The exact set of labels is tenant-configurable, and the rating you see on any given record is the outcome of a tenant-defined scoring process applied to that entity's data.
Why risk rating exists
AML and KYC obligations require reporting entities to apply a risk-based approach: customers who present more risk receive more scrutiny, more often. A risk rating is the operational shorthand that makes that approach workable at scale. Instead of every reviewer reading every record from scratch, the rating signals what level of attention a customer warrants — for ongoing due diligence, for escalation, for transaction monitoring thresholds, and for periodic reporting.
Because the rating is consistent across the customer base, it also gives compliance leaders a portfolio-level view: how the book is distributed across risk bands, how that distribution is shifting over time, and where remediation effort should be focused.

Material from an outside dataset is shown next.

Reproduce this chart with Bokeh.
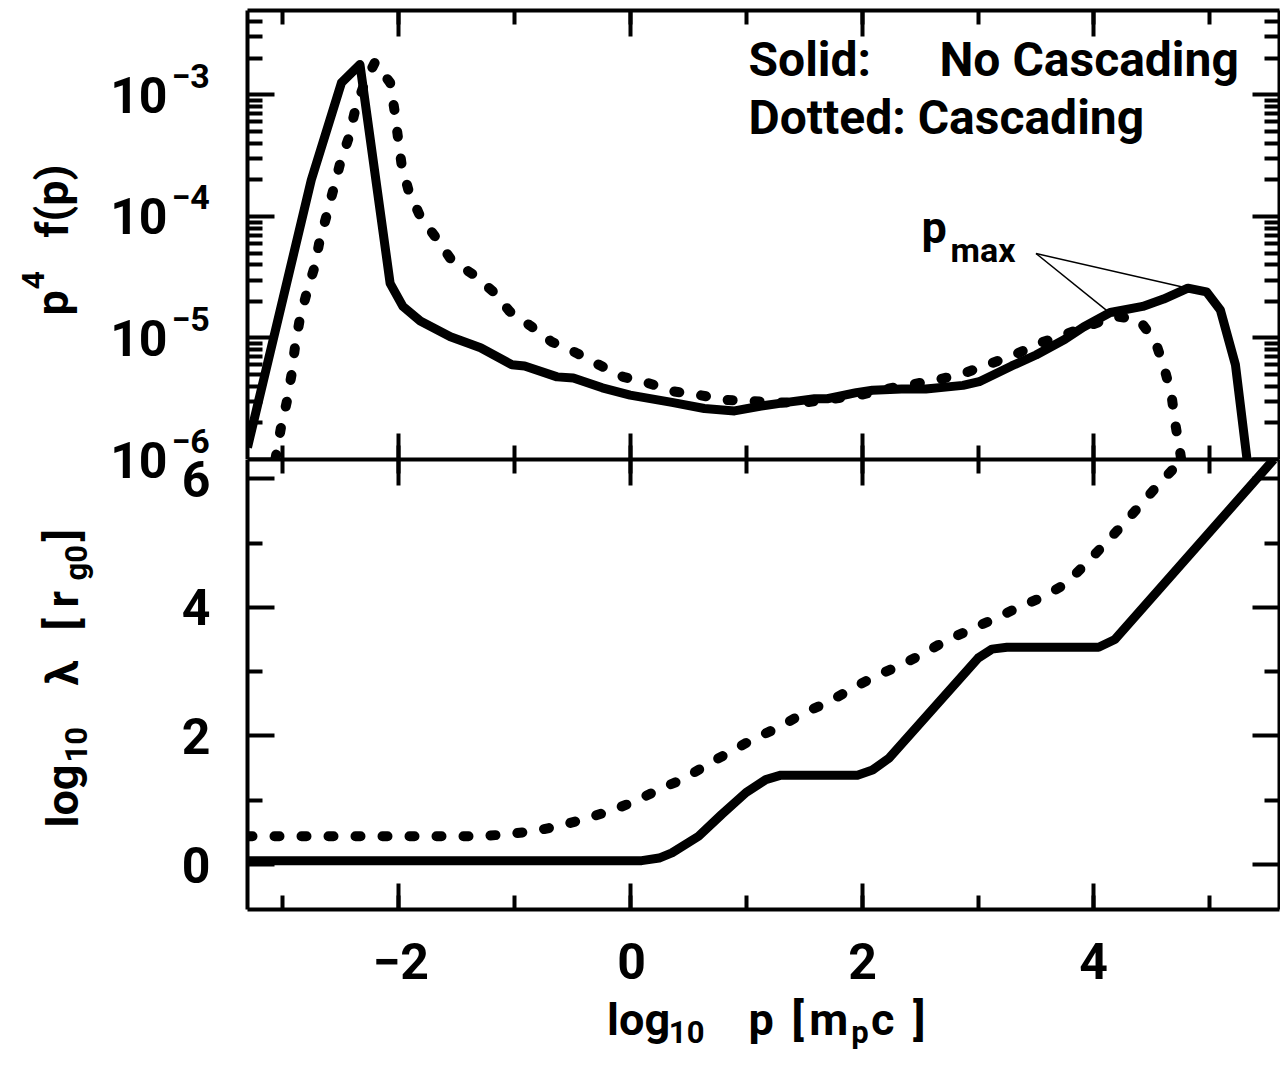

Key properties and sub-types
A risk rating in BNDRY has two configurable pieces, plus the value that ends up on the entity:
- Rating levels — the taxonomy itself. Each level has a label (for example LOW, MEDIUM, HIGH), an upper-bound threshold, an optional description, an optional display colour, and an optional icon. Levels are ordered by severity, ascending, and a score is assigned to the first level whose threshold it falls at or below. Changing thresholds can shift a large number of entities between categories overnight, so the levels are treated as policy configuration, not day-to-day settings.
- Rating rules — the logic that turns entity data into a numeric score. Each rule has a title, an optional description, a CEL expression that returns a number, and an enabled flag. When an entity is evaluated, every enabled rule runs against that entity's data and the results combine into a total. The total is then mapped to a level by the configured thresholds.
- The rating on the entity — once evaluation finishes, the resulting level label is written to the entity's risk details alongside its risk status. That label is what surfaces on the customer record, in lists, and in reports.
Risk scoring — the act of running the rules and producing the numeric result — is a distinct concept that complements the rating itself; the rating is the user-facing summary, the scoring is how that summary is computed.
How risk rating relates
A risk rating sits on an Entity (an individual, company, or trust held in BNDRY). It is produced by Risk scoring — the evaluation of the configured rating rules — and it is governed by tenant-level Risk rating levels and Risk rating rules configured in platform settings. Reviewers update the rating in the course of Customer due diligence and through Activity logs that record each evaluation. Screening outcomes (PEP, sanctions, adverse media) commonly feed into scoring as rule inputs, which means a sanctions hit, for example, typically pushes an entity's rating upward.